One night they get the answer. A huge siege engine, a multi-story wooden tower, appears out of the darkness and is rolled down the tracks. Lewis still has a chance to shoot the men pulling it from the front but again he doesn't seem to consider it.

When it is in range, panels are dropped on the tower and rockets shoot out that threaten to set that part of the city on fire. Lewis looks as concerned as he ever will in this siege but he doesn't panic. He doesn't quite know what to do but a priest, Father de Bearn (Henry Andrews) is up there next to him and he does improvise something. de Bearn has a knack for combat as well as religion. He places an order for a big urn, coal oil, black powder and "all the champagne bottles you can find." Everything is readily available and promptly in his hands.

Maybe the cast of Mythbusters should experiment and see if his homemade mortar is even remotely plausible. Perhaps that doesn't matter; Charlton Heston is aiming it so one can be sure of a favorable outcome. He only has to fire two of the Molotov cocktails; the second makes a perfect hit and all the ammunition in the tower immediately blows up.

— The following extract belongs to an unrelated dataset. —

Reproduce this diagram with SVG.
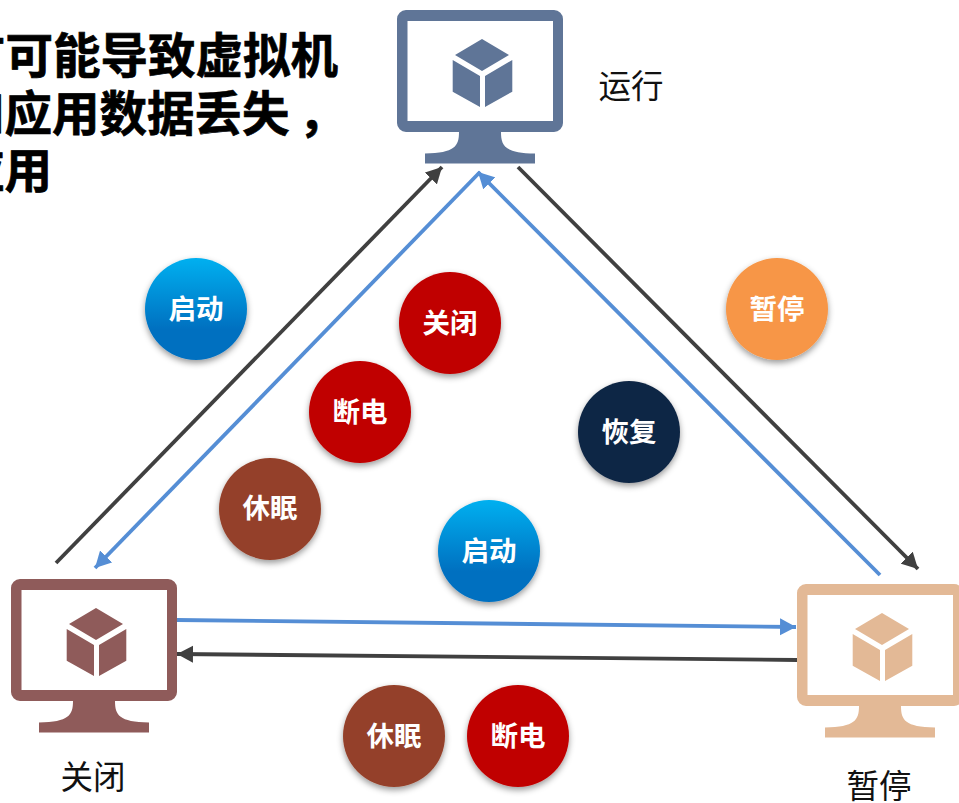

One would think that Lewis and de Bearn would be jubilant about their own amazingly good luck. Instead, they spend a moment expressing pity for all the poor bastards they just killed. Maybe they're thinking, if these Boxers knew what they were up against, they'd just give up and go home.

*****

If I had the choice, I would have gone to the movies every week. My family couldn't afford that, so I eventually saw nine more movies over the next seven years until I had the means to go on my own. Most them were in Bronx theaters, including several at the Park Plaza again.

The theater was closed sometime in the early 1970s and the building was converted to other uses. Out of curiosity I went in there once when there was a supermarket in that space and again when it was a chain drug store. A drop ceiling hid any vestiges of the auditorium. The only thing I recognized was the sloping floor that once led down from the entrance doors to the main lobby.

Around 2008 I happened to pass by and the underutilized building was being demolished; a school now stands on the site. Of the 124 theaters that ever existed in the borough only two, multiplexes from the 1960s and the 1980s, still show movies.

****

The Empress Cixi appears again in Bernardo Bertolucci's The Last Emperor (1987). This time Lisa Lu, who was born in Beijing as Yen Chun Lu and who emigrated to the United States in the 1950s, got the acting job.

So some authenticity prevails in Bertolucci's film for at least that casting decision, although he fudged various other things both large and small. At one point the empress is shown keeping a small pet dog up the sleeve of her gown. Did that actually happen? I wish I knew but I don't.

******

Cold War politics obvious influenced many parts of the movie, but for the moment that is more than I want to get into.

Lisa Lu is into her nineties but she still has an active career; most recently she appeared in Crazy Rich Asians.